Maxwell Frost Denied DC Apartment Due to Low Credit

The newly-elected Gen Z Congressman was denied an apartment lease.

Credit: Unsplash

The newly-elected Gen Z Congressman was denied an apartment lease.

In the recent midterm elections, Maxwell Frost was elected as a new Congressman of Florida, the very first member of Generation Z to hold the office. To aid in his new responsibilities, he made the decision to move to Washington DC, and was set to rent a new apartment this week. Frost informed the apartment representative that, due to his young age and campaigning, his credit wasn’t great, but they promised this wouldn’t matter. Turns out it mattered a lot.

“Just applied to an apartment in DC where I told the guy that my credit was really bad. He said I’d be fine. Got denied, lost the apartment, and the application fee. This ain’t meant for people who don’t already have money,” Frost tweeted Thursday.

In a statement to NPR, Frost clarified that while he posted his message out of frustration, it was also a deliberate decision to highlight the fact that housing in DC is prohibitively expensive, even for lawmakers and especially those who don’t come from wealthy families.

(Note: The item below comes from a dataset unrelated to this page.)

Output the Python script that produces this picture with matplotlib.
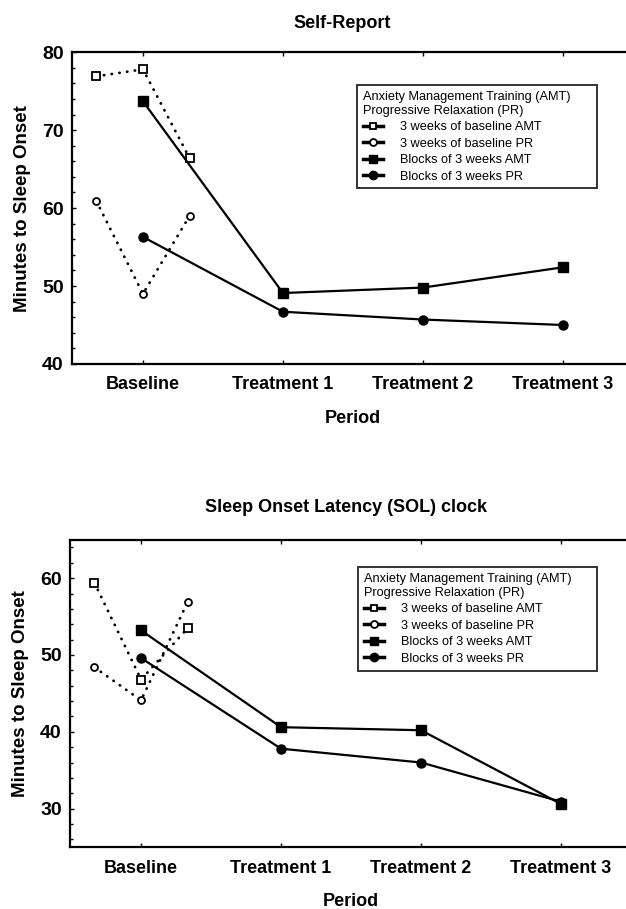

“[Frost] just stating this publicly is kind of saying the quiet part out loud and shining a light on a reality that it’s incredibly expensive to live in DC, to be young in DC, and then maintain it even for members of Congress,” Casey Burgat, the legislative affairs program director at George Washington University, told NPR.

“It makes Congress exactly what it’s been for so long: A disproportionately wealthy, disproportionately white institution,” Burgat added. “This is a main contributor for why people can’t afford to run for office. It’s not seen as a viable path. And though we’re getting a little bit better at our diversity, we still have a long way to go and the cost of it is not getting cheaper.”